WLIH
- Whitneyville, Pennsylvania; United States;
- Broadcast area: Mansfield–Wellsboro, Pennsylvania
- Frequency: 107.1 MHz

Ownership
- Owner: Seven Mountains Media; (Southern Belle, LLC);

History
- First air date: March 15, 1987
- Call sign meaning: "Where Listening Invites Hope"

Technical information
- Licensing authority: FCC
- Facility ID: 24576
- Class: A
- ERP: 3,300 watts
- HAAT: 91 meters (299 ft)
- Transmitter coordinates: 41°46′13″N 77°12′08″W﻿ / ﻿41.77028°N 77.20222°W

Links
- Public license information: Public file; LMS;

= WLIH =

WLIH (107.1 MHz) is a radio station in Whitneyville, Charleston Township, Tioga County, Pennsylvania, United States. The station is owned by Seven Mountains Media.
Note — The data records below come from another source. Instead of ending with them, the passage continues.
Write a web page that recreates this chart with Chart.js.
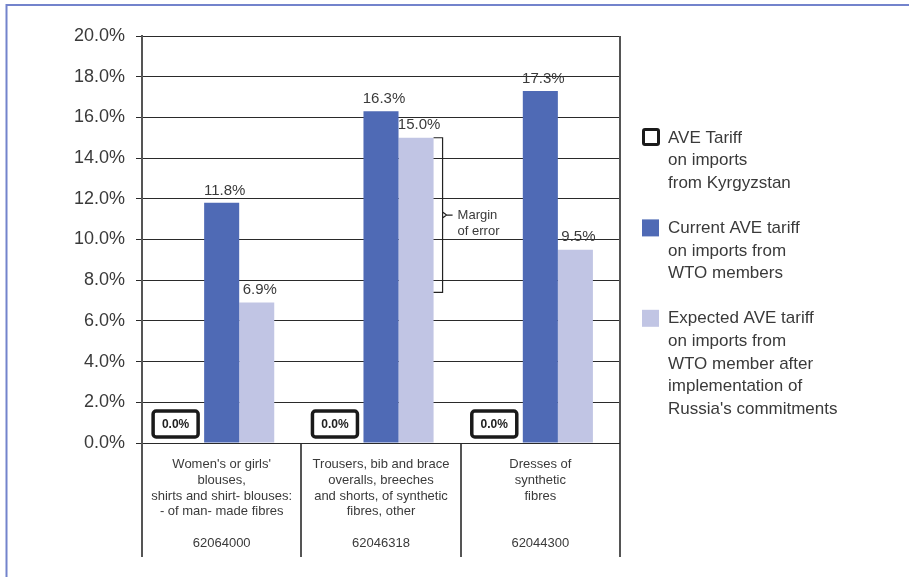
<!DOCTYPE html>
<html lang="en">
<head>
    <meta charset="UTF-8">
    <title>AVE tariffs on imports</title>
    <script src="https://cdn.jsdelivr.net/npm/chart.js"></script>
    <style>
        body {
            margin: 0;
            background: #fff;
            font-family: "Liberation Sans", Arial, sans-serif;
        }
        canvas {
            display: block;
        }
    </style>
</head>
<body>
    <canvas id="tariffChart" width="909" height="577"></canvas>

    <script>
        // Chart data
        const categories = [
            ["Women's or girls'", "blouses,", "shirts and shirt- blouses:", "- of man- made fibres"],
            ["Trousers, bib and brace", "overalls, breeches", "and shorts, of synthetic", "fibres, other"],
            ["Dresses of", "synthetic", "fibres"]
        ];
        const hsCodes = ["62064000", "62046318", "62044300"];
        const kyrgyzTariff = [0, 0, 0];
        const currentTariff = [11.8, 16.3, 17.3];
        const expectedTariff = [6.9, 15.0, 9.5];
        const marginOfError = [7.4, 15.0]; // low / high, on the second category
        const marginLabel = ["Margin", "of error"];
        const legendLabels = [
            ["AVE Tariff", "on imports", "from Kyrgyzstan"],
            ["Current AVE tariff", "on imports from", "WTO members"],
            ["Expected AVE tariff", "on imports from", "WTO member after", "implementation of", "Russia's commitments"]
        ];

        const FONT = '"Liberation Sans", Arial, sans-serif';
        const TEXT = '#3a3a3a';
        const BLUE = '#4f6ab5';
        const LIGHT = '#c1c5e4';

        const fmt = v => v.toFixed(1) + '%';

        // Draws value labels, the 0.0% boxes, margin bracket, legend and frame
        const extrasPlugin = {
            id: 'extras',
            afterDatasetsDraw(chart) {
                const ctx = chart.ctx;
                const area = chart.chartArea;
                const yScale = chart.scales.y;
                ctx.save();

                // right edge of the plot
                ctx.strokeStyle = '#555';
                ctx.lineWidth = 2;
                ctx.beginPath();
                ctx.moveTo(area.right, area.top);
                ctx.lineTo(area.right, area.bottom);
                ctx.stroke();

                // value labels for series 2 and 3
                ctx.fillStyle = TEXT;
                ctx.font = '15px ' + FONT;
                ctx.textAlign = 'center';
                ctx.textBaseline = 'bottom';
                [1, 2].forEach(di => {
                    const meta = chart.getDatasetMeta(di);
                    meta.data.forEach((bar, i) => {
                        const v = chart.data.datasets[di].data[i];
                        ctx.fillText(fmt(v), bar.x + 3, bar.y - 5);
                    });
                });

                // boxed labels for the Kyrgyzstan series
                const meta0 = chart.getDatasetMeta(0);
                meta0.data.forEach((bar, i) => {
                    const v = chart.data.datasets[0].data[i];
                    const cx = bar.x - 11;
                    const w = 45, h = 26;
                    const bottom = yScale.getPixelForValue(v) - 6;
                    ctx.strokeStyle = '#1a1a1a';
                    ctx.lineWidth = 3.5;
                    ctx.beginPath();
                    ctx.roundRect(cx - w / 2, bottom - h, w, h, 3);
                    ctx.stroke();
                    ctx.fillStyle = '#222';
                    ctx.font = 'bold 12px ' + FONT;
                    ctx.textBaseline = 'middle';
                    ctx.fillText(fmt(v), cx, bottom - h / 2 + 1);
                });

                // margin of error bracket
                const lightBar = chart.getDatasetMeta(2).data[1];
                const barRight = lightBar.x + lightBar.width / 2;
                const bx = barRight + 9;
                const yTop = yScale.getPixelForValue(marginOfError[1]);
                const yBot = yScale.getPixelForValue(marginOfError[0]);
                const mid = (yTop + yBot) / 2;
                ctx.strokeStyle = '#222';
                ctx.lineWidth = 1.2;
                ctx.beginPath();
                ctx.moveTo(barRight, yTop);
                ctx.lineTo(bx, yTop);
                ctx.lineTo(bx, yBot);
                ctx.lineTo(barRight, yBot);
                ctx.moveTo(bx, mid - 3);
                ctx.lineTo(bx + 4, mid);
                ctx.lineTo(bx, mid + 3);
                ctx.moveTo(bx + 4, mid);
                ctx.lineTo(bx + 10, mid);
                ctx.stroke();
                ctx.fillStyle = TEXT;
                ctx.font = '13px ' + FONT;
                ctx.textAlign = 'left';
                ctx.textBaseline = 'middle';
                marginLabel.forEach((line, k) => {
                    ctx.fillText(line, bx + 15, mid + k * 16);
                });

                // legend
                const colors = [null, BLUE, LIGHT];
                let ly = 138;
                const lineH = 22.6;
                ctx.font = '17px ' + FONT;
                legendLabels.forEach((lines, i) => {
                    if (i === 0) {
                        ctx.strokeStyle = '#1a1a1a';
                        ctx.lineWidth = 3;
                        ctx.beginPath();
                        ctx.roundRect(643.5, ly - 8.5, 15, 15, 1.5);
                        ctx.stroke();
                    } else {
                        ctx.fillStyle = colors[i];
                        ctx.fillRect(642, ly - 9, 17, 17);
                    }
                    ctx.fillStyle = TEXT;
                    lines.forEach((line, k) => {
                        ctx.fillText(line, 668, ly + k * lineH);
                    });
                    ly += (lines.length + 1) * lineH;
                });

                // outer frame
                ctx.strokeStyle = '#7383cc';
                ctx.lineWidth = 2;
                ctx.beginPath();
                ctx.moveTo(909, 5);
                ctx.lineTo(6.5, 5);
                ctx.lineTo(6.5, 577);
                ctx.stroke();

                ctx.restore();
            }
        };

        const ctx = document.getElementById('tariffChart').getContext('2d');
        new Chart(ctx, {
            type: 'bar',
            data: {
                labels: categories,
                datasets: [
                    { label: 'AVE Tariff on imports from Kyrgyzstan', data: kyrgyzTariff, backgroundColor: 'rgba(0,0,0,0)' },
                    { label: 'Current AVE tariff', data: currentTariff, backgroundColor: BLUE },
                    { label: 'Expected AVE tariff', data: expectedTariff, backgroundColor: LIGHT }
                ]
            },
            options: {
                responsive: false,
                animation: false,
                layout: {
                    padding: { left: 0, top: 36, right: 289, bottom: 20 }
                },
                datasets: {
                    bar: { categoryPercentage: 0.66, barPercentage: 1.0 }
                },
                plugins: {
                    legend: { display: false },
                    tooltip: { enabled: false }
                },
                scales: {
                    x: {
                        weight: 0,
                        grid: { offset: true, drawOnChartArea: false, drawTicks: true, tickLength: 85, color: '#555', lineWidth: 2 },
                        border: { display: false },
                        ticks: { padding: -71, color: TEXT, font: { size: 13, family: FONT }, maxRotation: 0, autoSkip: false },
                        afterFit: s => { s.height = 85; }
                    },
                    x2: {
                        type: 'category',
                        labels: hsCodes,
                        position: 'bottom',
                        offset: true,
                        weight: 1,
                        grid: { offset: true, drawOnChartArea: false, drawTicks: true, tickLength: 29, color: '#555', lineWidth: 2 },
                        border: { display: false },
                        ticks: { padding: -21, color: TEXT, font: { size: 13, family: FONT }, maxRotation: 0, autoSkip: false },
                        afterFit: s => { s.height = 29; }
                    },
                    y: {
                        min: 0,
                        max: 20,
                        ticks: {
                            stepSize: 2,
                            padding: 11,
                            color: TEXT,
                            font: { size: 18, family: FONT },
                            callback: v => fmt(v)
                        },
                        grid: { color: '#2a2a2a', lineWidth: 1, tickLength: 6 },
                        border: { color: '#555', width: 2 },
                        afterFit: s => { s.width = 142; }
                    }
                }
            },
            plugins: [extrasPlugin]
        });
    </script>
</body>
</html>
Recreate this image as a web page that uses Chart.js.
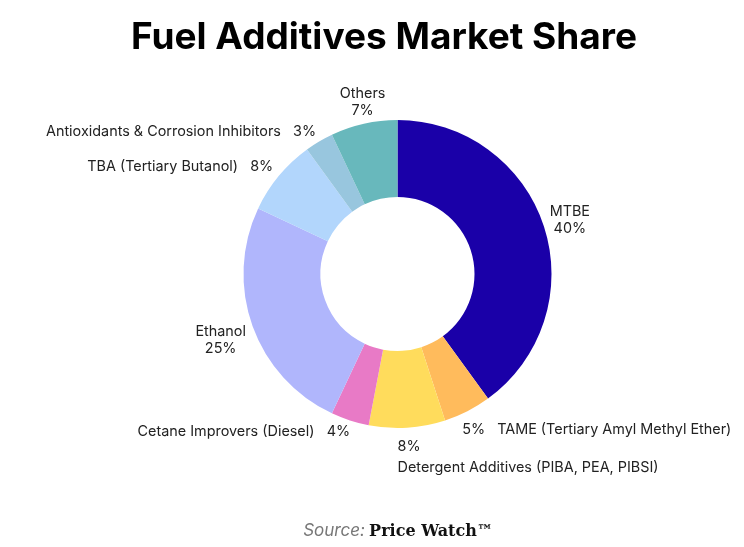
<!DOCTYPE html>
<html>
<head>
<meta charset="utf-8">
<script src="https://cdn.jsdelivr.net/npm/chart.js@4"></script>
<style>
  html, body { margin: 0; padding: 0; background: #fff; }
  #wrap { position: relative; width: 744px; height: 547px; }
  #title { position: absolute; left: 12px; top: 13px; width: 744px; text-align: center;
           font-family: Inter, sans-serif; font-weight: 700; font-size: 37px; color: #000; }
  #source { position: absolute; left: 3px; top: 520px; width: 790px; text-align: center; font-size: 17px; }
  #source .s { font-family: Inter, sans-serif; font-style: italic; color: #777; }
  #source .b { font-family: "DejaVu Serif", serif; font-weight: 700; color: #111; font-size: 16px; }
  canvas { position: absolute; left: 0; top: 0; }
</style>
</head>
<body>
<div id="wrap">
  <canvas id="fuelChart" width="744" height="547"></canvas>
  <div id="title">Fuel Additives Market Share</div>
  <div id="source"><span class="s">Source:</span> <span class="b">Price Watch™</span></div>
</div>
<script>
const categories = [
  'MTBE',
  'TAME (Tertiary Amyl Methyl Ether)',
  'Detergent Additives (PIBA, PEA, PIBSI)',
  'Cetane Improvers (Diesel)',
  'Ethanol',
  'TBA (Tertiary Butanol)',
  'Antioxidants & Corrosion Inhibitors',
  'Others'
];
const shares = [40, 5, 8, 4, 25, 8, 3, 7];
const colors = ['#1a00a8', '#ffbb5c', '#ffdc5c', '#e87ac6', '#b0b6fc', '#b2d6fc', '#98c6de', '#68b8bc'];

// how each outside label is laid out: which corner sits on the arc, value before/after, small nudges
const labelStyle = [
  { anchor: 'left-middle',   format: 'stack',           dx: 0,   dy: 0 },
  { anchor: 'left-top',      format: 'valueFirst',      dx: -8,  dy: 5 },
  { anchor: 'left-top',      format: 'stackValueFirst', dx: -10, dy: 2, lineH: 21 },
  { anchor: 'right-top',     format: 'inline',          dx: 2,   dy: -3 },
  { anchor: 'right-top',     format: 'stack',           dx: -1,  dy: -5 },
  { anchor: 'right-bottom',  format: 'inline',          dx: -1,  dy: 3 },
  { anchor: 'right-bottom',  format: 'inline',          dx: 0,   dy: 4 },
  { anchor: 'center-bottom', format: 'stack',           dx: 0,   dy: 1 }
];

const outsideLabels = {
  id: 'outsideLabels',
  afterDatasetsDraw(chart) {
    const ctx = chart.ctx;
    const meta = chart.getDatasetMeta(0);
    ctx.save();
    ctx.font = '14.4px Inter, sans-serif';
    ctx.fillStyle = '#222';
    ctx.textBaseline = 'middle';
    meta.data.forEach((arc, i) => {
      const p = arc.getProps(['x', 'y', 'startAngle', 'endAngle', 'outerRadius'], true);
      const mid = (p.startAngle + p.endAngle) / 2;
      const r = p.outerRadius + 6;
      const st = labelStyle[i];
      const lineH = st.lineH || 17;
      const ax = p.x + Math.cos(mid) * r + st.dx;
      const ay = p.y + Math.sin(mid) * r + st.dy;
      const pct = shares[i] + '%';
      let lines;
      if (st.format === 'stack') lines = [categories[i], pct];
      else if (st.format === 'stackValueFirst') lines = [pct, categories[i]];
      else if (st.format === 'valueFirst') lines = [pct + '   ' + categories[i]];
      else lines = [categories[i] + '   ' + pct];
      const w = Math.max(...lines.map(l => ctx.measureText(l).width));
      const h = lines.length * lineH;
      const [hz, vt] = st.anchor.split('-');
      let left = hz === 'left' ? ax : hz === 'right' ? ax - w : ax - w / 2;
      let top = vt === 'top' ? ay : vt === 'bottom' ? ay - h : ay - h / 2 - 4;
      const centered = st.format === 'stack';
      ctx.textAlign = centered ? 'center' : 'left';
      lines.forEach((l, k) => {
        const tx = centered ? left + w / 2 : left;
        ctx.fillText(l, tx, top + lineH * k + lineH / 2);
      });
    });
    ctx.restore();
  }
};

const data = {
  labels: categories,
  datasets: [{
    data: shares,
    backgroundColor: colors,
    borderWidth: 0
  }]
};

const config = {
  type: 'doughnut',
  data: data,
  options: {
    responsive: false,
    animation: false,
    cutout: '50%',
    layout: {
      padding: { left: 243, right: 192, top: 120, bottom: 119 }
    },
    plugins: {
      legend: { display: false },
      tooltip: { enabled: false }
    }
  },
  plugins: [outsideLabels]
};

new Chart(document.getElementById('fuelChart'), config);
</script>
</body>
</html>
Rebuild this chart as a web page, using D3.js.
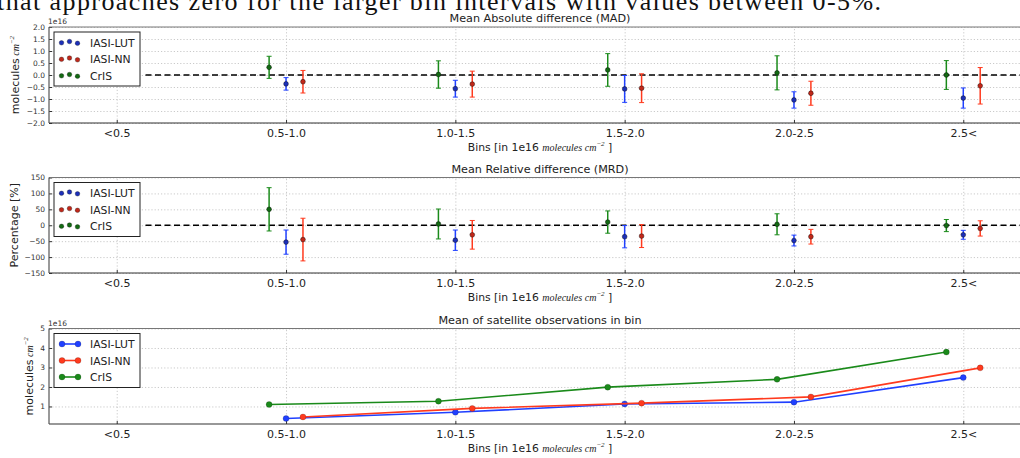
<!DOCTYPE html>
<html>
<head>
<meta charset="utf-8">
<script src="https://cdn.jsdelivr.net/npm/d3@7"></script>
<style>
  body { margin: 0; background: #fff; }
  svg { display: block; }
  text { font-family: 'DejaVu Sans', sans-serif; fill: #222; }
  .grid line { stroke: #bcbcbc; stroke-width: 0.8; stroke-dasharray: 1.2,2; }
  .grid path { display: none; }
  .yaxis path, .xaxis path { display: none; }
  .yaxis line, .xaxis line { stroke: #333; }
  .math { font-family: 'Liberation Serif', serif; font-style: italic; }
</style>
</head>
<body>
<svg id="chart" width="1020" height="458"></svg>
<script>
// bins on the x axis
const bins = ['<0.5', '0.5-1.0', '1.0-1.5', '1.5-2.0', '2.0-2.5', '2.5<']

const seriesNames = ['IASI-LUT', 'IASI-NN', 'CrIS']
const seriesColors = ['#2040ff', '#ff3a1e', '#1a8a1a']
const markerColors = ['#1c2fb8', '#c0281a', '#136913']
const seriesShift = [0, 0.1, -0.1]

// mean absolute difference, 1e16 molecules cm^-2
const madLut = [null, -0.37, -0.57, -0.58, -1.04, -0.96]
const madLutErr = [null, 0.26, 0.35, 0.56, 0.34, 0.42]
const madNn = [null, -0.28, -0.38, -0.55, -0.76, -0.45]
const madNnErr = [null, 0.47, 0.54, 0.6, 0.5, 0.76]
const madCris = [null, 0.32, 0.02, 0.21, 0.09, 0.0]
const madCrisErr = [null, 0.46, 0.57, 0.68, 0.71, 0.6]

// mean relative difference, %
const mrdLut = [null, -53, -47, -36, -48, -30]
const mrdLutErr = [null, 38, 32, 35, 17, 14]
const mrdNn = [null, -45, -30, -34, -36, -10]
const mrdNnErr = [null, 67, 45, 36, 23, 24]
const mrdCris = [null, 50, 4, 10, 3, -1]
const mrdCrisErr = [null, 68, 47, 35, 33, 19]

// mean of satellite observations, 1e16 molecules cm^-2
const obsLut = [null, 0.38, 0.70, 1.13, 1.22, 2.48]
const obsNn = [null, 0.46, 0.90, 1.17, 1.49, 2.98]
const obsCris = [null, 1.10, 1.27, 1.99, 2.39, 3.79]

const madTicks = [-2, -1.5, -1, -0.5, 0, 0.5, 1, 1.5, 2]
const mrdTicks = [-150, -100, -50, 0, 50, 100, 150]
const obsTicks = [1, 2, 3, 4, 5]

const svg = d3.select('#chart')
const x = d3.scaleLinear().domain([-0.4, 5.4]).range([49, 1031])
const minus = s => s.replace('-', '\u2212')

// cut-off line of body text above the figure
svg.append('text')
  .attr('x', -3).attr('y', 9.5)
  .attr('textLength', 884)
  .attr('lengthAdjust', 'spacing')
  .style('font-family', "'Liberation Serif', serif")
  .style('font-size', '26px')
  .style('fill', '#111')
  .text('that approaches zero for the larger bin intervals with values between 0-5%.')

function yLabel (g, cx, cy, plain, parts) {
  const t = g.append('text')
    .attr('transform', `translate(${cx},${cy}) rotate(-90)`)
    .attr('text-anchor', 'middle')
    .style('font-size', '11px')
  t.append('tspan').text(plain)
  if (parts) {
    t.append('tspan').attr('class', 'math').style('font-size', '10px').text(' cm')
    t.append('tspan').attr('class', 'math').style('font-size', '7px').attr('dy', -5).text('\u22122')
  }
}

function drawPanel (p) {
  const g = svg.append('g')
  const y = d3.scaleLinear().domain(p.domain).range([p.bottom, p.top])

  // grid
  g.append('g').attr('class', 'grid')
    .attr('transform', `translate(0,${p.bottom})`)
    .call(d3.axisBottom(x).tickValues(d3.range(bins.length)).tickSize(-(p.bottom - p.top)).tickFormat(''))
  g.append('g').attr('class', 'grid')
    .attr('transform', `translate(${x.range()[0]},0)`)
    .call(d3.axisLeft(y).tickValues(p.ticks).tickSize(-(x.range()[1] - x.range()[0])).tickFormat(''))

  // axes
  g.append('g').attr('class', 'yaxis')
    .attr('transform', `translate(${x.range()[0]},0)`)
    .call(d3.axisLeft(y).tickValues(p.ticks).tickSize(-3).tickPadding(4).tickFormat(p.fmt))
    .selectAll('text').style('font-size', '7.5px').style('fill', '#333')
  g.append('g').attr('class', 'xaxis')
    .attr('transform', `translate(0,${p.bottom})`)
    .call(d3.axisBottom(x).tickValues(d3.range(bins.length)).tickSize(-3).tickPadding(6).tickFormat(i => bins[i]))
    .selectAll('text').style('font-size', '11px').style('fill', '#222')

  // frame
  g.append('line').attr('x1', x.range()[0]).attr('x2', 1020).attr('y1', p.top).attr('y2', p.top)
    .attr('stroke', '#777').attr('stroke-width', 1)
  g.append('line').attr('x1', x.range()[0]).attr('x2', 1020).attr('y1', p.bottom).attr('y2', p.bottom)
    .attr('stroke', '#333').attr('stroke-width', 1.2)
  g.append('line').attr('x1', x.range()[0]).attr('x2', x.range()[0]).attr('y1', p.top).attr('y2', p.bottom)
    .attr('stroke', '#555').attr('stroke-width', 1.2)

  // titles and labels
  g.append('text').attr('x', x(2.5)).attr('y', p.top - 5)
    .attr('text-anchor', 'middle').style('font-size', '11.2px').text(p.title)
  const xl = g.append('text').attr('x', x(2.5)).attr('y', p.bottom + 28)
    .attr('text-anchor', 'middle').style('font-size', '10.8px')
  xl.append('tspan').text('Bins [in 1e16 ')
  xl.append('tspan').attr('class', 'math').style('font-size', '10px').text('molecules cm')
  xl.append('tspan').attr('class', 'math').style('font-size', '7px').attr('dy', -5).text('\u22122')
  xl.append('tspan').attr('dy', 5).text(' ]')
  yLabel(g, p.ylabelX, (p.top + p.bottom) / 2, p.ylabel, p.units)
  if (p.offset) {
    g.append('text').attr('x', 48).attr('y', p.top - 3)
      .style('font-size', '7.5px').style('fill', '#333').text('1e16')
  }

  const plot = g.append('g')
  if (p.zero) {
    plot.append('line')
      .attr('x1', x(0.17)).attr('x2', 1020)
      .attr('y1', y(0)).attr('y2', y(0))
      .attr('stroke', '#000').attr('stroke-width', 1.6).attr('stroke-dasharray', '6,3.5')
  }

  p.series.forEach((s, k) => {
    const pts = s.values.map((v, i) => ({ i: i + seriesShift[k], v, e: s.err ? s.err[i] : 0 }))
      .filter(d => d.v !== null)
    const sg = plot.append('g')
    if (p.lines) {
      sg.append('path').datum(pts)
        .attr('fill', 'none').attr('stroke', seriesColors[k]).attr('stroke-width', 1.6)
        .attr('d', d3.line().x(d => x(d.i)).y(d => y(d.v)))
      sg.selectAll('circle').data(pts).join('circle')
        .attr('cx', d => x(d.i)).attr('cy', d => y(d.v)).attr('r', 3)
        .attr('fill', seriesColors[k]).attr('stroke', 'rgba(0,0,0,0.35)').attr('stroke-width', 0.5)
    } else {
      sg.selectAll('line.bar').data(pts).join('line').attr('class', 'bar')
        .attr('x1', d => x(d.i)).attr('x2', d => x(d.i))
        .attr('y1', d => y(d.v - d.e)).attr('y2', d => y(d.v + d.e))
        .attr('stroke', seriesColors[k]).attr('stroke-width', 1.5)
      ;[-1, 1].forEach(sign => {
        sg.selectAll(`line.cap${sign}`).data(pts).join('line').attr('class', `cap${sign}`)
          .attr('x1', d => x(d.i) - 2.5).attr('x2', d => x(d.i) + 2.5)
          .attr('y1', d => y(d.v + sign * d.e)).attr('y2', d => y(d.v + sign * d.e))
          .attr('stroke', seriesColors[k]).attr('stroke-width', 1)
      })
      sg.selectAll('circle').data(pts).join('circle')
        .attr('cx', d => x(d.i)).attr('cy', d => y(d.v)).attr('r', 2.4)
        .attr('fill', markerColors[k]).attr('stroke', '#000').attr('stroke-width', 0.4)
    }
  })

  // legend
  const lg = g.append('g').attr('transform', `translate(54,${p.top + 5})`)
  lg.append('rect').attr('width', 86).attr('height', 54)
    .attr('fill', '#fff').attr('stroke', '#222').attr('stroke-width', 1)
  seriesNames.forEach((name, k) => {
    const ry = 10.5 + k * 16.5
    if (p.lines) {
      lg.append('line').attr('x1', 8).attr('x2', 24).attr('y1', ry).attr('y2', ry)
        .attr('stroke', seriesColors[k]).attr('stroke-width', 1.6)
      ;[8, 24].forEach(cx => lg.append('circle').attr('cx', cx).attr('cy', ry).attr('r', 3)
        .attr('fill', seriesColors[k]).attr('stroke', 'rgba(0,0,0,0.35)').attr('stroke-width', 0.5))
    } else {
      ;[[7.5, 0.3], [15.5, -1], [23.5, 0.8]].forEach(([cx, dy]) => lg.append('circle')
        .attr('cx', cx).attr('cy', ry + dy).attr('r', 2.3)
        .attr('fill', markerColors[k]).attr('stroke', '#000').attr('stroke-width', 0.3))
    }
    lg.append('text').attr('x', 36).attr('y', ry + 4).style('font-size', '10.8px').text(name)
  })
}

drawPanel({
  top: 27, bottom: 123, domain: [-2, 2], ticks: madTicks,
  fmt: d => minus(d3.format('.1f')(d)),
  title: 'Mean Absolute difference (MAD)', ylabel: 'molecules', units: true, ylabelX: 19,
  offset: true, zero: true, lines: false,
  series: [
    { values: madLut, err: madLutErr },
    { values: madNn, err: madNnErr },
    { values: madCris, err: madCrisErr }
  ]
})

drawPanel({
  top: 177.5, bottom: 273, domain: [-150, 150], ticks: mrdTicks,
  fmt: d => minus(String(d)),
  title: 'Mean Relative difference (MRD)', ylabel: 'Percentage [%]', units: false, ylabelX: 18,
  offset: false, zero: true, lines: false,
  series: [
    { values: mrdLut, err: mrdLutErr },
    { values: mrdNn, err: mrdNnErr },
    { values: mrdCris, err: mrdCrisErr }
  ]
})

drawPanel({
  top: 328.5, bottom: 424, domain: [0.1, 5], ticks: obsTicks,
  fmt: d => String(d),
  title: 'Mean of satellite observations in bin', ylabel: 'molecules', units: true, ylabelX: 33,
  offset: true, zero: false, lines: true,
  series: [
    { values: obsLut },
    { values: obsNn },
    { values: obsCris }
  ]
})
</script>
</body>
</html>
WLIH signed on March 15, 1987. Its programming included Christian talk and teaching shows such as Focus on the Family, Joyce Meyer, Living on the Edge with Chip Ingram, Faith Family Radio with Pastor Ken Schoonover, Daily Hope with Rick Warren, and MoneyWise with Howard Dayton and Steve Moore. WLIH also aired a variety of contemporary Christian music.

The WLIH license expired unrenewed on August 1, 2022, leading to the Federal Communications Commission (FCC) canceling it on November 7. On November 16, the FCC reinstated WLIH's license and granted them special temporary authority to continue broadcasting, pending an application for reconsideration of the license cancellation and an application for renewal.

In July 2024, it was announced that Good Christian Radio Broadcasting would sell WLIH to Seven Mountains Media for $125,000; Seven Mountains also entered a time brokerage agreement. The sale was consummated on May 7, 2025.